Behind the scenes during the workday, Murray stays focused on producing the world-class black stout. While tourists buzz around The Storehouse, the museum dedicated to everything Guinness, Murray is hard at work in the adjacent factory, which is closed to the public. Occasionally journalists are allowed to enter the facility where the grains are fermented and the beer is brewed. Murray speaks about the beer-making process with a reverent intensity.
It’s clear that he has a passion for Guinness that goes beyond description. “The nectar caught me,” he said, referring to the beer. When describing the brewing process, he refers to the “essence,” an indefinable, yet critical, component of Guinness. “When I’m overseas, I love to see people drinking my beer,” he said. “That extra pride comes out.” Guinness is brewed in 51 countries, and sold in 150. But for the true Guinness experience, there’s nothing like a visit to Dublin.
“I associate Guinness with the feeling of Ireland,” Murray said. “It’s a combination of tradition and heritage and the occasions you drink it,” he said.
That’s why so many people go to the brewery every year. While visitors can’t actually tour the factory, they can spend the day at the Guinness Storehouse, a seven-level building with various exhibits, restaurants and, at the very top, Gravity, a bar that’s the highest point in the city, offering a breathtaking 360-degree view.

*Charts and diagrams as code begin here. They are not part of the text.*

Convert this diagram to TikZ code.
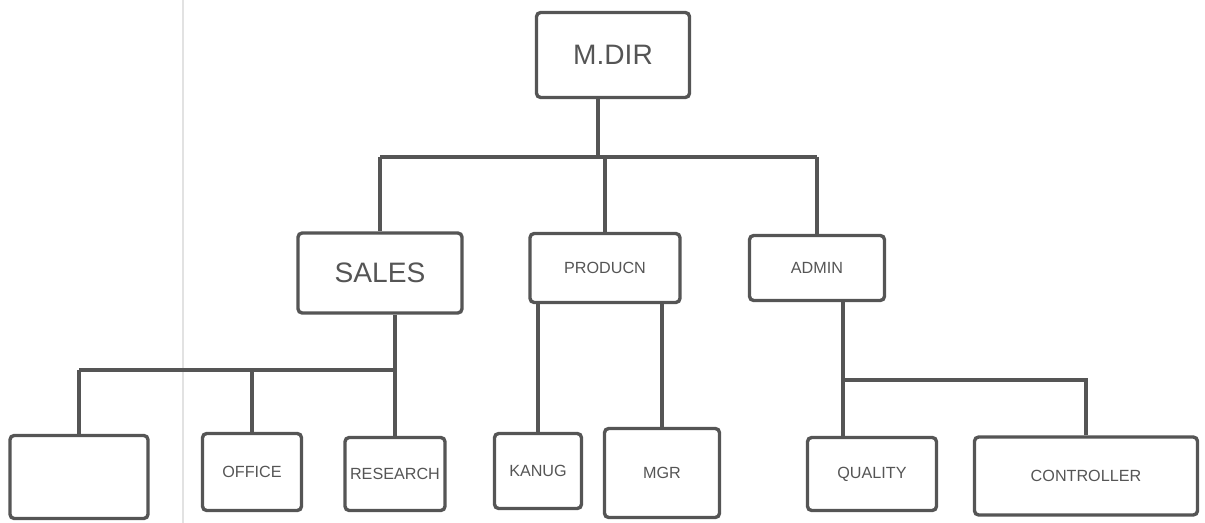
\documentclass[tikz,border=0pt]{standalone}
\usepackage{fontspec}
\setmainfont{Liberation Sans}
\usepackage{xcolor}
\usepackage{tikz}
\usetikzlibrary{positioning,calc}
\definecolor{pencil}{HTML}{555555}
\definecolor{crease}{HTML}{E2E2E2}
\tikzset{
  orgbox/.style={rectangle, rounded corners=3pt, draw=pencil, line width=2.4pt,
    text=pencil, align=center, inner sep=2pt},
  bigtxt/.style={font=\fontsize{20}{22}\selectfont},
  smalltxt/.style={font=\fontsize{11.5}{14}\selectfont},
  orgline/.style={pencil, line width=2.4pt}
}
\begin{document}
\begin{tikzpicture}[x=0.025cm, y=-0.025cm]
        \useasboundingbox (0,0) rectangle (1205,523);
        \draw[crease, line width=1pt] (183,0) -- (183,523);
        % top level
        \node[orgbox, bigtxt, minimum width=3.825cm, minimum height=2.125cm] (mdir) at (613,55) {M.DIR};
        % departments
        \node[orgbox, bigtxt, minimum width=4.1cm, minimum height=2cm] (sales) at (380,273) {SALES};
        \node[orgbox, smalltxt, minimum width=3.75cm, minimum height=1.725cm] (prod) at (605,268) {PRODUCN};
        \node[orgbox, smalltxt, minimum width=3.375cm, minimum height=1.625cm] (admin) at (817,268) {ADMIN};
        % sections
        \node[orgbox, minimum width=3.45cm, minimum height=2.075cm] (blank) at (79,477) {};
        \node[orgbox, smalltxt, minimum width=2.475cm, minimum height=1.925cm] (office) at (252,472) {OFFICE};
        \node[orgbox, smalltxt, minimum width=2.5cm, minimum height=1.825cm] (research) at (395,474) {RESEARCH};
        \node[orgbox, smalltxt, minimum width=2.175cm, minimum height=1.875cm] (kanug) at (538,471) {KANUG};
        \node[orgbox, smalltxt, minimum width=2.875cm, minimum height=2.225cm] (mgr) at (662,473) {MGR};
        \node[orgbox, smalltxt, minimum width=3.225cm, minimum height=1.825cm] (quality) at (872,474) {QUALITY};
        \node[orgbox, smalltxt, minimum width=5.575cm, minimum height=1.95cm] (controller) at (1086,476) {CONTROLLER};
        % buses
        \coordinate (tbus) at (598,157);
        \coordinate (sbus) at (0,370);
        \coordinate (abus) at (843,380);
        \draw[orgline] (mdir.south -| tbus) -- (tbus);
        \draw[orgline] (sales |- tbus) -- (admin |- tbus);
        \draw[orgline] (sales |- tbus) -- (sales);
        \draw[orgline] (prod |- tbus) -- (prod);
        \draw[orgline] (admin |- tbus) -- (admin);
        \draw[orgline] (sales.south -| research) -- (research);
        \draw[orgline] (blank |- sbus) -- (research |- sbus);
        \draw[orgline] (blank |- sbus) -- (blank);
        \draw[orgline] (office |- sbus) -- (office);
        \draw[orgline] (prod.south -| kanug) -- (kanug);
        \draw[orgline] (prod.south -| mgr) -- (mgr);
        \draw[orgline] (admin.south -| abus) -- (quality.north -| abus);
        \draw[orgline] (abus) -- (controller |- abus) -- (controller);
      \end{tikzpicture}
\end{document}
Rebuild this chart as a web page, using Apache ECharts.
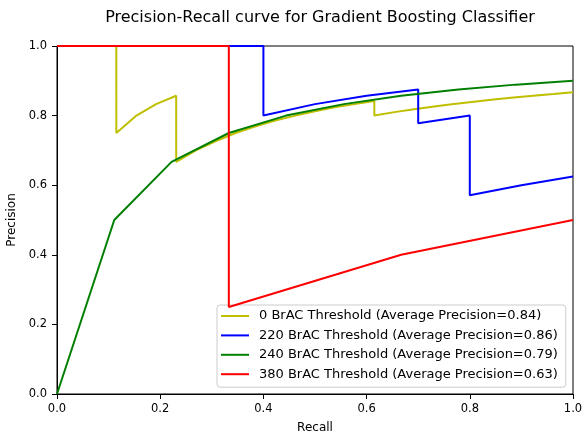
<!DOCTYPE html>
<html>
<head>
<meta charset="utf-8">
<script src="https://cdn.jsdelivr.net/npm/echarts@6/dist/echarts.min.js"></script>
<style>html,body{margin:0;padding:0;background:#fff}#c{width:584px;height:432px}</style>
</head>
<body>
<div id="c"></div>
<script>
const seriesNames = [
  "0 BrAC Threshold (Average Precision=0.84)",
  "220 BrAC Threshold (Average Precision=0.86)",
  "240 BrAC Threshold (Average Precision=0.79)",
  "380 BrAC Threshold (Average Precision=0.63)"
];
const recall0 = [0, 0.115, 0.115, 0.154, 0.192, 0.231, 0.231, 0.269, 0.308, 0.346, 0.385, 0.423, 0.462, 0.5, 0.538, 0.577, 0.615, 0.615, 0.654, 0.692, 0.731, 0.769, 0.808, 0.846, 0.885, 0.923, 0.962, 1.0];
const precision0 = [1, 1, 0.75, 0.8, 0.833, 0.857, 0.667, 0.7, 0.727, 0.75, 0.769, 0.786, 0.8, 0.8125, 0.824, 0.833, 0.842, 0.8, 0.81, 0.818, 0.826, 0.833, 0.84, 0.846, 0.852, 0.857, 0.862, 0.867];
const recall220 = [0, 0.4, 0.4, 0.5, 0.6, 0.7, 0.7, 0.8, 0.8, 0.9, 1.0];
const precision220 = [1, 1, 0.8, 0.833, 0.857, 0.875, 0.778, 0.8, 0.571, 0.6, 0.625];
const recall240 = [0, 0.111, 0.222, 0.333, 0.444, 0.556, 0.667, 0.778, 0.889, 1.0];
const precision240 = [0, 0.5, 0.667, 0.75, 0.8, 0.833, 0.857, 0.875, 0.889, 0.9];
const recall380 = [0, 0.333, 0.333, 0.667, 1.0];
const precision380 = [1, 1, 0.25, 0.4, 0.5];
const colors = ['#bfbf00', '#0000ff', '#008000', '#ff0000'];

const zip = (a, b) => a.map((v, i) => [v, b[i]]);
const allData = [
  zip(recall0, precision0),
  zip(recall220, precision220),
  zip(recall240, precision240),
  zip(recall380, precision380)
];
const font = 'DejaVu Sans';
const chart = echarts.init(document.getElementById('c'), null, {renderer: 'canvas'});
chart.setOption({
  animation: false,
  backgroundColor: '#fff',
  title: {
    text: 'Precision-Recall curve for Gradient Boosting Classifier',
    left: 315, top: 5, textAlign: 'center',
    textStyle: {fontFamily: font, fontSize: 16, fontWeight: 'normal', color: '#000'}
  },
  grid: {left: 57, right: 11, top: 46, bottom: 38, show: true, borderColor: '#000', borderWidth: 1,
         containLabel: false, outerBoundsMode: 'none'},
  legend: {
    orient: 'vertical', left: 217, top: 305,
    padding: [3, 8, 5, 4],
    icon: 'rect',
    itemWidth: 28, itemHeight: 2, itemGap: 3.4,
    backgroundColor: 'rgba(255,255,255,0.8)', borderColor: '#cccccc', borderWidth: 1, borderRadius: 3,
    textStyle: {fontFamily: font, fontSize: 13, lineHeight: 16, color: '#000', padding: [0, 0, 0, 5]},
    data: seriesNames
  },
  xAxis: {
    type: 'value', min: 0, max: 1, interval: 0.2,
    name: 'Recall', nameLocation: 'middle', nameGap: 28,
    nameTextStyle: {fontFamily: font, fontSize: 12, color: '#000'},
    axisLine: {show: true, lineStyle: {color: '#000'}},
    axisTick: {show: true, length: 5, lineStyle: {color: '#000'}},
    axisLabel: {fontFamily: font, fontSize: 11.5, color: '#000', margin: 9, formatter: v => v.toFixed(1)},
    splitLine: {show: false}
  },
  yAxis: {
    type: 'value', min: 0, max: 1, interval: 0.2,
    name: 'Precision', nameLocation: 'middle', nameGap: 38,
    nameTextStyle: {fontFamily: font, fontSize: 12, color: '#000'},
    axisLine: {show: true, lineStyle: {color: '#000'}},
    axisTick: {show: true, length: 5, lineStyle: {color: '#000'}},
    axisLabel: {fontFamily: font, fontSize: 11.5, color: '#000', margin: 10, formatter: v => v.toFixed(1)},
    splitLine: {show: false}
  },
  series: allData.map((d, i) => ({
    name: seriesNames[i], type: 'line', data: d,
    symbol: 'none', showSymbol: false,
    lineStyle: {color: colors[i], width: 2},
    itemStyle: {color: colors[i]},
    z: 2 + i
  }))
});
</script>
</body>
</html>
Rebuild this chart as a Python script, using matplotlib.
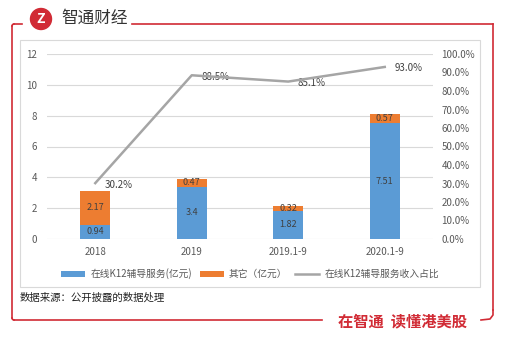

After spending an afternoon learning about the brewing process and viewing all the colorful Guinness advertising through the years, it’s definitely time to sample the goods.
“This is where you’ll get the freshest beer in the world,” says Murray. And, the most perfectly poured. The barkeeps are trained by Murray to pour the perfect pint in six steps. First, start with a clean, dry glass. Then, hold it at a 45-degree angle, and let the tap do its job. (Never let the tap touch the glass.) Let the Guinness settle, then top it off with the creamy dome. And the last step? Present it. The pint should look like a work of art, with delicate lacing showering down inside the glass and a rounded dome. (And take note at Gravity: the domes are decorated with a foamy shamrock.)
For Murray, the role of the Guinness brew master is a point of pride. He loves his job and he loves his Guinness. So much so, that after work, he’ll visit with friends at a local pub.
“I love the atmosphere of pubs,” said Murray. “Whether they’re loud and electric or nice and quiet, with the wind and rain and the log fire going.”